Evans is still in shock to what he and the coaching staff witnessed.

“It’s fun to go back and watch it on film,” Evans said. “He can do things that can leave us speechless, and we’ll watch it over and over. He can make a cut, and you don’t know why he did it, and you go back and watch it from the end zone angle, and ‘oh yea’ it makes sense, and it’s the only cut he could have made.”


PLAYER TO WATCH

Wheeler is getting a rematch against Hamlin, which dominated the Mustangs, 44-15, way back in week 2.

Mustang standout linebacker Ian Finsterwald missed that game due to an injury. The senior actually missed the first five games of the year battling a broken collarbone.

Since returning at the start of district, the 6-foot-2, 190 pound Finsterwald has wasted no time catching up. In only seven games this season Finsterwald has a season worth of stats, totaling 132 tackles with seven sacks and five forced fumbles.

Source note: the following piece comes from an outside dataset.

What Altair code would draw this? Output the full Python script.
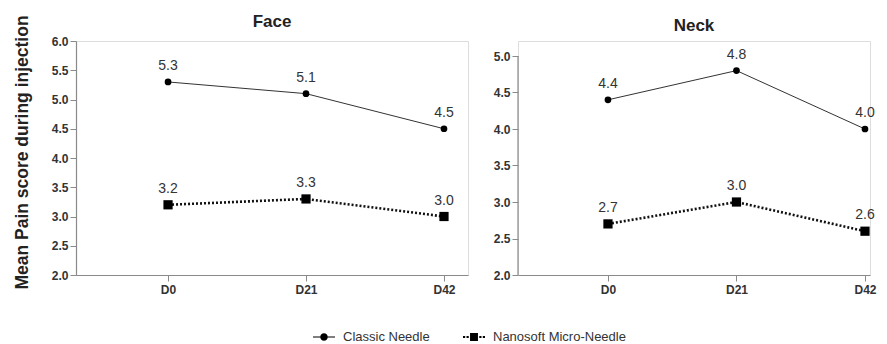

“You talk about a player that can chase down a play,” Evans said. “Against Eldorado, Ian blitzed off the left side and chases down a wide receiver screen play on the right side, and that guy only got 3-yards. He has an amazing motor, and the games he’s played he is averaging 18 to 19 total tackles (solo to assisted). I’ve been impressed with how much he focuses in.”


Next up:The Wheeler-Hamlin winner faces the Wellington-Windthorst winner in the state quarterfinals.